Government legal advisers say a robust deal is Berlin’s best chance to prevent the current emergency mechanism, created to rescue Greece last May, being thrown out by German judges under the Maastricht Treaty’s “no bailout” clause.

“The talks will go towards removing uncertainty,” said a finance ministry spokesman yesterday.

“That uncertainty is what our minister has always said is what upsets the markets most.”

The German draft paper presents two alternatives for a permanent mechanism.

The “legal” option would see the introduction of European insolvency proceedings which, because of the transfer of sovereignty, would require a treaty change and referendum in Ireland.
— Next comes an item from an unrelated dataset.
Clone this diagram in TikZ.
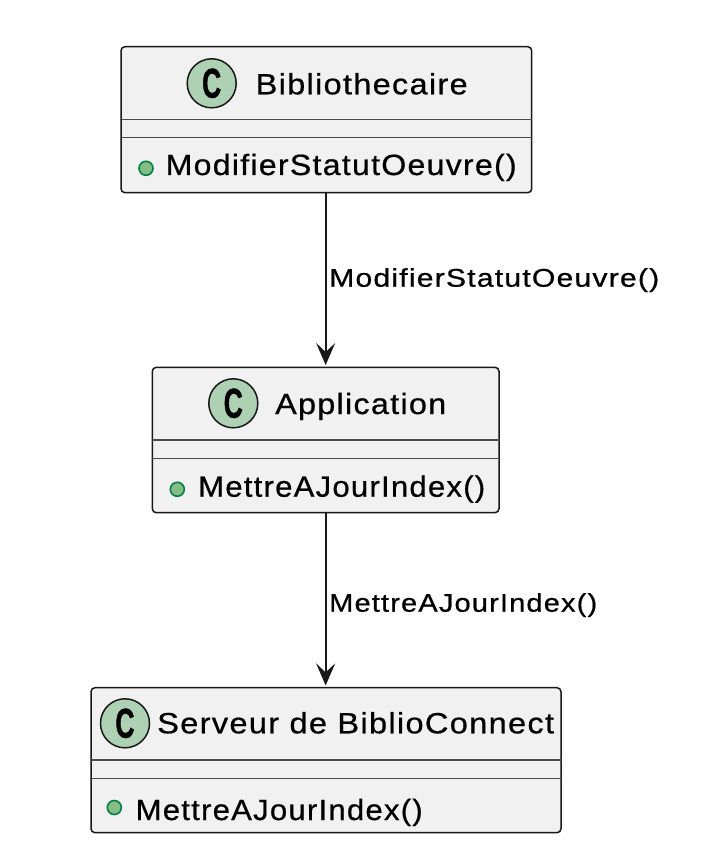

The “treaty” option would incorporate into post-2013 sovereign debt sales “collective action clauses”, already a feature of some bond issues, which would open the door to a “haircut” for private investors on distressed investments. “An examination of this option is necessary . . . and should be carried out in 2011,” the draft paper says.

The future mechanism should offer euro members a “toolbox” of measures, Berlin suggests, including the ability to cut creditor interest rates and to permit new bond sales. In return, recipients of aid will face “strict reform demands on economic and financial policy”and the “voluntary” suspension of voting rights and EU funds “so far as legally possible”.